Source material:
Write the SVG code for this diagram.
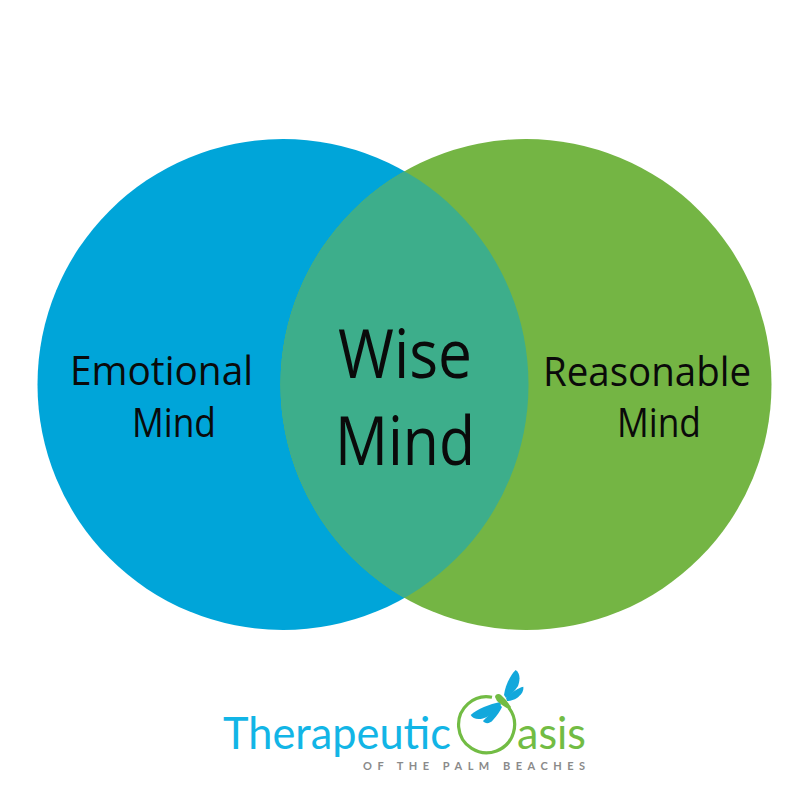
...
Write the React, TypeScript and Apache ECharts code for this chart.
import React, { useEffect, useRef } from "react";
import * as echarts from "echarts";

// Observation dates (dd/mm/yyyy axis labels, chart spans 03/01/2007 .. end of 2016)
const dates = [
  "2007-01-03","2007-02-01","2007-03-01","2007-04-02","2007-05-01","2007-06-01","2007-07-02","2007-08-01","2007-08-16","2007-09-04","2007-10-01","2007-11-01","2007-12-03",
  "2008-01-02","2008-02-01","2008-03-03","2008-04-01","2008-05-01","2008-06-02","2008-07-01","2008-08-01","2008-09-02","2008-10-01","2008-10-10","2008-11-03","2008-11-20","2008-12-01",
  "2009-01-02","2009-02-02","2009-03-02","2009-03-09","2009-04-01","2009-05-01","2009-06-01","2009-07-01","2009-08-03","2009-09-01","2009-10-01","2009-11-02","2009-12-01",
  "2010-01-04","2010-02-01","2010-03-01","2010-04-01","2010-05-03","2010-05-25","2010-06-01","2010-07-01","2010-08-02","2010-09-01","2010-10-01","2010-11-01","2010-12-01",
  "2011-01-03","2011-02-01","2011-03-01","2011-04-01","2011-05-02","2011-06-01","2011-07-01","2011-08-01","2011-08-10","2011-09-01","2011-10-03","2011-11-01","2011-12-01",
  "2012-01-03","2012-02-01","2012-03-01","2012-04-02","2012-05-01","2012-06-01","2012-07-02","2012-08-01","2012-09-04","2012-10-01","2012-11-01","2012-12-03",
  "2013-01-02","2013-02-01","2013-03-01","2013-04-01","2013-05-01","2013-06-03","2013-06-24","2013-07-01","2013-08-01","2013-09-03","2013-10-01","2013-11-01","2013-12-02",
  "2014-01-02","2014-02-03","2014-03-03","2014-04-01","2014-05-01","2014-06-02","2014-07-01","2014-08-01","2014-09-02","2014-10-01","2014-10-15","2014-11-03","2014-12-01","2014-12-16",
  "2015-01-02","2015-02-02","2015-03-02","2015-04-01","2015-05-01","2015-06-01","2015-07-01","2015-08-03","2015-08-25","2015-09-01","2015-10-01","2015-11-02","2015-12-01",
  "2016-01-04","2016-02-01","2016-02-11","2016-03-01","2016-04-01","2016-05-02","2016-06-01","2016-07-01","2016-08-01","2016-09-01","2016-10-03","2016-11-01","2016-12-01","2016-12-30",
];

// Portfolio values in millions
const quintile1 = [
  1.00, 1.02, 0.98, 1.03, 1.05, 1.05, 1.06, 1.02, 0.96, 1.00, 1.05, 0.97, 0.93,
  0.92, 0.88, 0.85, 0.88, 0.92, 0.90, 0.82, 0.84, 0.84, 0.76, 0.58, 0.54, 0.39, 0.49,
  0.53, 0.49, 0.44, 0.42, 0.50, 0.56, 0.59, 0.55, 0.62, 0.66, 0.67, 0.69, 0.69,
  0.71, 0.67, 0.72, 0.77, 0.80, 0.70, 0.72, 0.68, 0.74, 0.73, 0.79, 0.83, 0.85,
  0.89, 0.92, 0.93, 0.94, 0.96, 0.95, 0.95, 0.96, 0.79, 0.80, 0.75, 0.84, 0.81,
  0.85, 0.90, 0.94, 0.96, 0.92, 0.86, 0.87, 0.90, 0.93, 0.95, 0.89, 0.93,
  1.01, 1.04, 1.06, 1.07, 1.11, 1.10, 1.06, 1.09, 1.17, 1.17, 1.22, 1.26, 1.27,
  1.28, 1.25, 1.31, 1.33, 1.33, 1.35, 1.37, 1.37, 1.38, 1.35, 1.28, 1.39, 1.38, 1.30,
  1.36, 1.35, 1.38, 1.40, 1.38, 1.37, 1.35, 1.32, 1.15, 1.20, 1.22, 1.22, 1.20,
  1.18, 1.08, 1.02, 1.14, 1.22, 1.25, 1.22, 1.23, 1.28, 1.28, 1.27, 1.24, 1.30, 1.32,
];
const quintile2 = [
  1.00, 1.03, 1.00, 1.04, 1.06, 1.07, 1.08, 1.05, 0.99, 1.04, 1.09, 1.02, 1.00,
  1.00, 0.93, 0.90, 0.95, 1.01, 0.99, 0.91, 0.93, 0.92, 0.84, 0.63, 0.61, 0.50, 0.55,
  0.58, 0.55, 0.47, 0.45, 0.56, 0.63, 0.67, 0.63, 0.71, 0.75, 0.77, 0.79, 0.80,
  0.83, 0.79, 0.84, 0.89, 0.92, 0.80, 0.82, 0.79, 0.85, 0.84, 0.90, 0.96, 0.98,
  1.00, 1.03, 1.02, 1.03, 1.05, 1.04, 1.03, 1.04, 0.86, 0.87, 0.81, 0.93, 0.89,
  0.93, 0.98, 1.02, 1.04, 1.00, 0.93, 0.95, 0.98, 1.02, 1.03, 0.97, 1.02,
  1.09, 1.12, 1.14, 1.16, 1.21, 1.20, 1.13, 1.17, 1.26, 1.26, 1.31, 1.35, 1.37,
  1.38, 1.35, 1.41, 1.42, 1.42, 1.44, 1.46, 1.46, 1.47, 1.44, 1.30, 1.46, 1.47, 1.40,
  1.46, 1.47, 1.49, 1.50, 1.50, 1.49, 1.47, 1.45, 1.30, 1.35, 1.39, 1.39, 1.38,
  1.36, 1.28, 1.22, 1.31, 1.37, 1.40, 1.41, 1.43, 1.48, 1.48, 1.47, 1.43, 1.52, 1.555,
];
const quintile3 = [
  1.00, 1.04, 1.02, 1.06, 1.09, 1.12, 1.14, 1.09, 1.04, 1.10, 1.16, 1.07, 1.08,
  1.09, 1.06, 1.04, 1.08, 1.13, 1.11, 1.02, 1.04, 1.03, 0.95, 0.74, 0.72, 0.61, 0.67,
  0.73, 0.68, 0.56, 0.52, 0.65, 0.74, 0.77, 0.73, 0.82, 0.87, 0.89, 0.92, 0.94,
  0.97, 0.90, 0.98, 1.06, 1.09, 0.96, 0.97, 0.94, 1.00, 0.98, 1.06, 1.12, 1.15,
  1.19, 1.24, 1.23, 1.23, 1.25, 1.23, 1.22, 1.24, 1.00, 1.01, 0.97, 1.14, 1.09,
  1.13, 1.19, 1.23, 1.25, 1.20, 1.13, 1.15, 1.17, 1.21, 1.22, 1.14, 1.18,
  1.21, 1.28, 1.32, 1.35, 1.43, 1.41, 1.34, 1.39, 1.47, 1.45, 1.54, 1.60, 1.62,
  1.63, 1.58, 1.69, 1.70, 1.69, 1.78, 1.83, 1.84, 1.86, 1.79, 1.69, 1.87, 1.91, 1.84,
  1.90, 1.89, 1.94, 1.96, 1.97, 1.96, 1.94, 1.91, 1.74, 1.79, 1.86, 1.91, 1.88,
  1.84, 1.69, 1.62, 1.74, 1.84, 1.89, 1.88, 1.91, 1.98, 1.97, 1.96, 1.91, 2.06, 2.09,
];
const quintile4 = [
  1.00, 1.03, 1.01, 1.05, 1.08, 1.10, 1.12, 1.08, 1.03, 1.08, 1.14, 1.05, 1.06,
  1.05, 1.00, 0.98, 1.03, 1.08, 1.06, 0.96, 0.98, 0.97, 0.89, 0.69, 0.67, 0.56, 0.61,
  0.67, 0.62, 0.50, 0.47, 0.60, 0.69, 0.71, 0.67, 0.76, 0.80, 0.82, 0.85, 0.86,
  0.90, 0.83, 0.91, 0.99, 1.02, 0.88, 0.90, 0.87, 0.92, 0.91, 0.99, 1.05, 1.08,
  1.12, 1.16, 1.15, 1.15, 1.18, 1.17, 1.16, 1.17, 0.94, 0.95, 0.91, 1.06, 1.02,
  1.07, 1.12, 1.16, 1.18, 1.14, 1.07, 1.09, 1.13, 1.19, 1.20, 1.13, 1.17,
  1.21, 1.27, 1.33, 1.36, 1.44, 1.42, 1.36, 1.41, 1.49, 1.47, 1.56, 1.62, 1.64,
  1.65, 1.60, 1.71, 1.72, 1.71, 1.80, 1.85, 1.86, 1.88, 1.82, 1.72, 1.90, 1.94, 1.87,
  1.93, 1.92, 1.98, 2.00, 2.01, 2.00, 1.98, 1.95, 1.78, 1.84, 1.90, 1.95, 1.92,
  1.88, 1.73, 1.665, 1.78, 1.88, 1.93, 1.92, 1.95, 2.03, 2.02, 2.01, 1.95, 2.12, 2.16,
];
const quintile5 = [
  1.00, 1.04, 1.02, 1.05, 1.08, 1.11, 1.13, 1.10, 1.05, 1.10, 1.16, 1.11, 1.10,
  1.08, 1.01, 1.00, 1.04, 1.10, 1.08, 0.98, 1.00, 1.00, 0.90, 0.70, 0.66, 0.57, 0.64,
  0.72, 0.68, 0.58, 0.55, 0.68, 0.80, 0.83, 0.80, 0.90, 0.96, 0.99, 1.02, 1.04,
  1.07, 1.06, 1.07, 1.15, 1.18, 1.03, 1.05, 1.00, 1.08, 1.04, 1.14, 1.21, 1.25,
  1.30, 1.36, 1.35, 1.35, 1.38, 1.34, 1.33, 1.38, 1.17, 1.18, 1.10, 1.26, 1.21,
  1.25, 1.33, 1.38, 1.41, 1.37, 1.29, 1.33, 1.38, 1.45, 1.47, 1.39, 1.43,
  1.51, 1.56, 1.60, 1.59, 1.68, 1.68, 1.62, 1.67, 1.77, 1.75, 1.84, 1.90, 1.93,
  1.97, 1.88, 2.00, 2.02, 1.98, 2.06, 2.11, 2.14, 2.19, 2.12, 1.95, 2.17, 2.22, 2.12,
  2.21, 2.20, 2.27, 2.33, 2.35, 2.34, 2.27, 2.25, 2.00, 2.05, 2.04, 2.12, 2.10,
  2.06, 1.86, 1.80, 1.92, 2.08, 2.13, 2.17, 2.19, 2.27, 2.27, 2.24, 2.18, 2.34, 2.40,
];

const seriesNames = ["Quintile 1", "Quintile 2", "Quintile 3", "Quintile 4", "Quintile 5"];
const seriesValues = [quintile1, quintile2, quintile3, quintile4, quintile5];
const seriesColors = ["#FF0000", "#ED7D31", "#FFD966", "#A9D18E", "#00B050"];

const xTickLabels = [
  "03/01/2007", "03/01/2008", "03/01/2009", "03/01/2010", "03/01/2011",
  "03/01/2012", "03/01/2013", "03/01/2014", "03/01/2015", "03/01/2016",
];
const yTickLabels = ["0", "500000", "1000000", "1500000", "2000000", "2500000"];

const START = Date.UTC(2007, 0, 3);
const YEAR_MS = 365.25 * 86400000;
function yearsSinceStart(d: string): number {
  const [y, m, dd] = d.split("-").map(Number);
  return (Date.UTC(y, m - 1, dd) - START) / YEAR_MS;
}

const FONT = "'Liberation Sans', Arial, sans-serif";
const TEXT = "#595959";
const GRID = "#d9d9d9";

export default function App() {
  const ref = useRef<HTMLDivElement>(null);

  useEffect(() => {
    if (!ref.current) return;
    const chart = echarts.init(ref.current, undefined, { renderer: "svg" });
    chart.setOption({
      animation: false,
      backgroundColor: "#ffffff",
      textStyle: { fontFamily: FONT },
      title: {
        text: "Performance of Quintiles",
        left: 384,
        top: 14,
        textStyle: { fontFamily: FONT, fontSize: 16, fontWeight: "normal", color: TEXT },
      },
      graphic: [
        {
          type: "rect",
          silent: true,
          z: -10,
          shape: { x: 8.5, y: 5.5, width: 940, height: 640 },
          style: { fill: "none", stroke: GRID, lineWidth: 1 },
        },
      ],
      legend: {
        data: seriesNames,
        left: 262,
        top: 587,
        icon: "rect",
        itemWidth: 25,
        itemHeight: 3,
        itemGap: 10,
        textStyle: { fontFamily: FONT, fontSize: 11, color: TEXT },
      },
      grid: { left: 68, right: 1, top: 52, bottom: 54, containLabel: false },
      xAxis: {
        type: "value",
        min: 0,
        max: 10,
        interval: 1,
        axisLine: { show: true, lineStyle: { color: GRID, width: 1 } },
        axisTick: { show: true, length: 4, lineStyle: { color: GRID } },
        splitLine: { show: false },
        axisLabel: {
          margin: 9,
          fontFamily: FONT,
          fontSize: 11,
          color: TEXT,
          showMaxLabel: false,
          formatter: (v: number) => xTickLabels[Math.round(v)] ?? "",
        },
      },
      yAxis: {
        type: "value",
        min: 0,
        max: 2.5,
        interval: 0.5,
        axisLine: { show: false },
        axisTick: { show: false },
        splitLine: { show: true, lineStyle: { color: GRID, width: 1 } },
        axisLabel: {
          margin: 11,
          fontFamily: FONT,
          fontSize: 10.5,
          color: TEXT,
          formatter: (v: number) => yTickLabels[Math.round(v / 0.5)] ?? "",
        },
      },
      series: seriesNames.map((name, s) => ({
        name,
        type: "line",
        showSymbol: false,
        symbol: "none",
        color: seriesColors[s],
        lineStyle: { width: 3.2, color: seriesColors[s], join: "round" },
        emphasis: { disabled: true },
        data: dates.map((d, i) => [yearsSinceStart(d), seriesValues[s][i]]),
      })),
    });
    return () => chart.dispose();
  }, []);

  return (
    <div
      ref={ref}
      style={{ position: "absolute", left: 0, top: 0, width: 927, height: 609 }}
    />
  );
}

Instruction: Identify each line of the material where the word "Write" shows up, and copy it.

Answer for the task:
Write the SVG code for this diagram.
Write the React, TypeScript and Apache ECharts code for this chart.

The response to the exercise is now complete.